### Exercise description:
Reproduce exactly the lines below from the one containing "Clone this diagram in TikZ." through the one containing "(0,0) rectangle (1073,594);", including both, and nothing else.

### Data rows:
'''

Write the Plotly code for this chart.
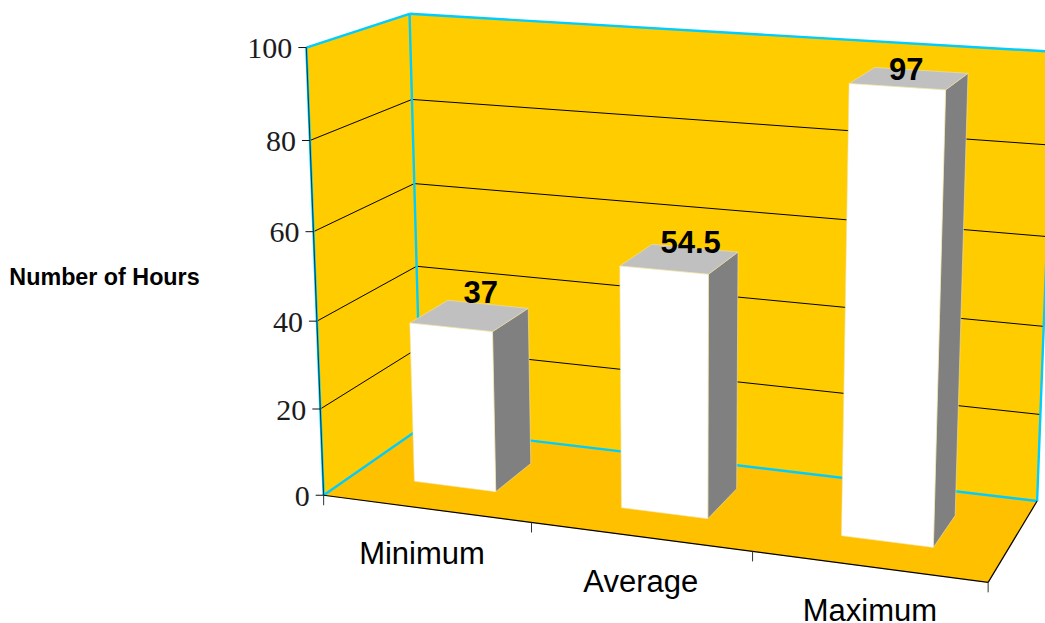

'''
'''

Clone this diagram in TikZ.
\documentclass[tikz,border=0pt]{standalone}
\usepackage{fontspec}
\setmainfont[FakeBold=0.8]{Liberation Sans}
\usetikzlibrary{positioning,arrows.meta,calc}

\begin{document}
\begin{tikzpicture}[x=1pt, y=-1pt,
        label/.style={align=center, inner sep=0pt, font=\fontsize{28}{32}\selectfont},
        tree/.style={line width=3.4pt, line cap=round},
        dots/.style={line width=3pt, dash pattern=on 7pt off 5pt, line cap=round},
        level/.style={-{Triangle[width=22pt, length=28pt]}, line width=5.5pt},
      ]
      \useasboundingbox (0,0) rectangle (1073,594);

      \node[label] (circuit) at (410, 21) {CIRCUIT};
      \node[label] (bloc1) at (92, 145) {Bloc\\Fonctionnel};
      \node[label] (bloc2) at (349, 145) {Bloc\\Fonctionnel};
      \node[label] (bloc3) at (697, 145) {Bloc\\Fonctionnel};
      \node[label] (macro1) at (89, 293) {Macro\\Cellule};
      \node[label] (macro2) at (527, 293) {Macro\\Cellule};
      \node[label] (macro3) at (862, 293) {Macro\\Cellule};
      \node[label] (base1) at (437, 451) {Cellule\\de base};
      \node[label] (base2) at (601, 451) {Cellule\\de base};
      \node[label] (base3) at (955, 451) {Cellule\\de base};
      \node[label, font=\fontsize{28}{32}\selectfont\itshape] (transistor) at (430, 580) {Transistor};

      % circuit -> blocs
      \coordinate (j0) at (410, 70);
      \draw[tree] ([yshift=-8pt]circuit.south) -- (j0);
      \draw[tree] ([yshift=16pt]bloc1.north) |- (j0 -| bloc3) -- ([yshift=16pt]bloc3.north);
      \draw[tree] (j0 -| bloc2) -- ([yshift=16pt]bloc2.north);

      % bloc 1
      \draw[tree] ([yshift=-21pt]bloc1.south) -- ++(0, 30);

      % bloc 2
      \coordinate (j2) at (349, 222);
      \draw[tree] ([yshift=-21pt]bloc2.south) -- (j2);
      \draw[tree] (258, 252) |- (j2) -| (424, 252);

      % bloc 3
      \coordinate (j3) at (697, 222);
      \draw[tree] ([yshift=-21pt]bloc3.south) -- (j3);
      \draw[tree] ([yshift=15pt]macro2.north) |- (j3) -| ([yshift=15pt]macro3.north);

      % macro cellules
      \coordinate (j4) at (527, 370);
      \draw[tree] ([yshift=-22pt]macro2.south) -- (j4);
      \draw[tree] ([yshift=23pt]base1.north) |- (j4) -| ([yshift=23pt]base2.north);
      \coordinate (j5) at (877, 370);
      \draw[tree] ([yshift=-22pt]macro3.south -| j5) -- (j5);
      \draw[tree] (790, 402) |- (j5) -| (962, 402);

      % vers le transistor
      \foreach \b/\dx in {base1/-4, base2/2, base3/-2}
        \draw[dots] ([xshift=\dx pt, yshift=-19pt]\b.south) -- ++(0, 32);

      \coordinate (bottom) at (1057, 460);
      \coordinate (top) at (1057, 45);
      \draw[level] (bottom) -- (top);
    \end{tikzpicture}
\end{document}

'''
'''

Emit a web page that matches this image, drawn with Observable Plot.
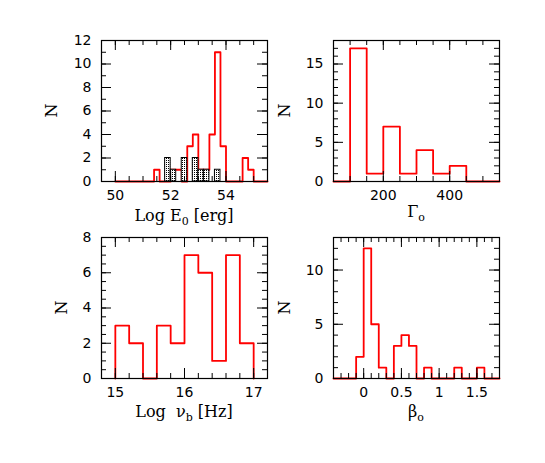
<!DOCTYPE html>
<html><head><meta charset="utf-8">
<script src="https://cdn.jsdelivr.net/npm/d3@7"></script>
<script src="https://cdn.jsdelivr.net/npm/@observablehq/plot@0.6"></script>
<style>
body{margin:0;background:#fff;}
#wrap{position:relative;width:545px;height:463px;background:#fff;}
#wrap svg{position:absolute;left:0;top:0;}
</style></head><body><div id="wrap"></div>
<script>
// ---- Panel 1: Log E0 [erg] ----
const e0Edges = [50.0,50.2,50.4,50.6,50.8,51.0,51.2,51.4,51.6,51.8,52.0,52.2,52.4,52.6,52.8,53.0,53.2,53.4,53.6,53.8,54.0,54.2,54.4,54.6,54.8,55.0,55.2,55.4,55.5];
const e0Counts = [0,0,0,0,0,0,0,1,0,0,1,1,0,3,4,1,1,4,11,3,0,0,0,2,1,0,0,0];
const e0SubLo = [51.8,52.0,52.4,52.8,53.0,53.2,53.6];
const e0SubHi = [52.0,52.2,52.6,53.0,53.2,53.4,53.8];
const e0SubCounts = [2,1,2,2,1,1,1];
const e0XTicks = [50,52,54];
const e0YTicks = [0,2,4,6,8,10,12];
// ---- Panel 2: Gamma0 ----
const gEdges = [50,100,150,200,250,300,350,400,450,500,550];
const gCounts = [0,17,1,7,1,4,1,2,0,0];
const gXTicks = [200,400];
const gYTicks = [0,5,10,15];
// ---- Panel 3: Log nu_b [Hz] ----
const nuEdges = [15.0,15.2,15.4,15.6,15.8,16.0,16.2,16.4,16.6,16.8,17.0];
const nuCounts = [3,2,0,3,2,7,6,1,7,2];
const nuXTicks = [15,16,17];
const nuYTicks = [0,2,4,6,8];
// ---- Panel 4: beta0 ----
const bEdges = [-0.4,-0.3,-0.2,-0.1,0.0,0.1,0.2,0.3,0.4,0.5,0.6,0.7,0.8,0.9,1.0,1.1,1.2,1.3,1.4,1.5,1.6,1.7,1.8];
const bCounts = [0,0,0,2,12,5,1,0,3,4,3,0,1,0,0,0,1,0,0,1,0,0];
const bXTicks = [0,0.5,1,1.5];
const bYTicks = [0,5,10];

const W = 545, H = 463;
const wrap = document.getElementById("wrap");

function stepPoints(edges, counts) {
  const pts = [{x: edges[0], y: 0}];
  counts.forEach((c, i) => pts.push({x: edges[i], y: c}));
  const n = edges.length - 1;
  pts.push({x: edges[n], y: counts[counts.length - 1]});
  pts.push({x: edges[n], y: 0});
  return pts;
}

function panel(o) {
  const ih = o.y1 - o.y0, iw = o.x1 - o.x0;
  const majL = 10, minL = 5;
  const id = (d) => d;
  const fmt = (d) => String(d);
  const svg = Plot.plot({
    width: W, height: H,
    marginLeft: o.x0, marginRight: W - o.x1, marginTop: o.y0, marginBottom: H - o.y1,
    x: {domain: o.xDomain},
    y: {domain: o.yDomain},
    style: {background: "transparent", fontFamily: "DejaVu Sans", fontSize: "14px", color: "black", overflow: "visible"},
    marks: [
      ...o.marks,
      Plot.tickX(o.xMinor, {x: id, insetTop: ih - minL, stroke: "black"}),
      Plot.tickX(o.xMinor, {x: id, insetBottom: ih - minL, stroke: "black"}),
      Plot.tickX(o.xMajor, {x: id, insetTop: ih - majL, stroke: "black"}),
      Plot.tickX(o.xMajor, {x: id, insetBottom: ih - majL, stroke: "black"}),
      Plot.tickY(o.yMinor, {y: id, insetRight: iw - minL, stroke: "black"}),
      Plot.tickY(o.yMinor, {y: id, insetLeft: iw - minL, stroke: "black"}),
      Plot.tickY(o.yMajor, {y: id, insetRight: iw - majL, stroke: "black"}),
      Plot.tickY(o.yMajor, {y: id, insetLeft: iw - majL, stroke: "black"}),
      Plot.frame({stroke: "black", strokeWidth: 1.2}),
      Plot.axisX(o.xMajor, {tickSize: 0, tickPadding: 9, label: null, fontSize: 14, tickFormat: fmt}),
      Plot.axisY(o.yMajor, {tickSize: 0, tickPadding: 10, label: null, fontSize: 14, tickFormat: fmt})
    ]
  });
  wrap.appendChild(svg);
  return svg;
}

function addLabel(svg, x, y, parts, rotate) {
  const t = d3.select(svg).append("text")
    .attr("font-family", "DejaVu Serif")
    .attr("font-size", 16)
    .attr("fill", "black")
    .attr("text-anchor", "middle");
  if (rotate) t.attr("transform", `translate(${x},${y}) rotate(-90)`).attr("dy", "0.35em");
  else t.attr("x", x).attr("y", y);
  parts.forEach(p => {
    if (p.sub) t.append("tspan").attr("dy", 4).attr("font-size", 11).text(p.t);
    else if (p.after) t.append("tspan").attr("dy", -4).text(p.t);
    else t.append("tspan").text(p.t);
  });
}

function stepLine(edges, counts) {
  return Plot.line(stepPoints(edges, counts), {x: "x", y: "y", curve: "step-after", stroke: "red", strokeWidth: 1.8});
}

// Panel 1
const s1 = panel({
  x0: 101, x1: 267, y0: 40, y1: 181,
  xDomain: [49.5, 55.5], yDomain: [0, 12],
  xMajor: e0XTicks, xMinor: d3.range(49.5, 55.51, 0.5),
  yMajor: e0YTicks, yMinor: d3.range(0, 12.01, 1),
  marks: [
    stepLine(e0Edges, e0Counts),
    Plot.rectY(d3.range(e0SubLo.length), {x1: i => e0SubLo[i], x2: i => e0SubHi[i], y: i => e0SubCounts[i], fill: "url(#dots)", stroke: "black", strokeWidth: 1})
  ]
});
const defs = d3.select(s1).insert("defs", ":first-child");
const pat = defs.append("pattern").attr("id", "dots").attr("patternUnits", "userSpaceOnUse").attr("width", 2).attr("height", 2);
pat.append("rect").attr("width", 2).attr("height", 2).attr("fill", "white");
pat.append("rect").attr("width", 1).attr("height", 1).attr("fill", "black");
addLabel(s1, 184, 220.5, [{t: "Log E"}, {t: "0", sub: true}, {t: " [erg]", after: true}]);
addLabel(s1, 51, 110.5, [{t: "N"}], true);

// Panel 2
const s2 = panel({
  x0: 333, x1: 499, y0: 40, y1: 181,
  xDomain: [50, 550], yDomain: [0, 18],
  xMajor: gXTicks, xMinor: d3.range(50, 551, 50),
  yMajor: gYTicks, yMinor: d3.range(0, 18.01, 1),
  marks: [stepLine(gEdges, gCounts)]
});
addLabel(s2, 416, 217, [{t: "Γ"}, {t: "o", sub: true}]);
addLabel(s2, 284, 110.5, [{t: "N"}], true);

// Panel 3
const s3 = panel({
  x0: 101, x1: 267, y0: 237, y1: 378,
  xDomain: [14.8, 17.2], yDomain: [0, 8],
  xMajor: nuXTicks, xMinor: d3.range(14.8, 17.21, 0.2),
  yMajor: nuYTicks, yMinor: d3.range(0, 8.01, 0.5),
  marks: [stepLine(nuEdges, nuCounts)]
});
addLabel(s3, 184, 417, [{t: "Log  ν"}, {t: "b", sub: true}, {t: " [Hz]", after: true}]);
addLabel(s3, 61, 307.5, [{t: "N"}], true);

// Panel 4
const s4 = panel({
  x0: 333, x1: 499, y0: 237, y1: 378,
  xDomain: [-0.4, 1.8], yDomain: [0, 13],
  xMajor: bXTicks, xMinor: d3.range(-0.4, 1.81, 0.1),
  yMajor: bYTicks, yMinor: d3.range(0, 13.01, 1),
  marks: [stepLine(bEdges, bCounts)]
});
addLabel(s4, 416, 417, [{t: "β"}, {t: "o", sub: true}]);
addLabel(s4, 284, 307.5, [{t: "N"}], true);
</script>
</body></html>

'''

### Correct response:
Clone this diagram in TikZ.
\documentclass[tikz,border=0pt]{standalone}
\usepackage{fontspec}
\setmainfont[FakeBold=0.8]{Liberation Sans}
\usetikzlibrary{positioning,arrows.meta,calc}

\begin{document}
\begin{tikzpicture}[x=1pt, y=-1pt,
        label/.style={align=center, inner sep=0pt, font=\fontsize{28}{32}\selectfont},
        tree/.style={line width=3.4pt, line cap=round},
        dots/.style={line width=3pt, dash pattern=on 7pt off 5pt, line cap=round},
        level/.style={-{Triangle[width=22pt, length=28pt]}, line width=5.5pt},
      ]
      \useasboundingbox (0,0) rectangle (1073,594);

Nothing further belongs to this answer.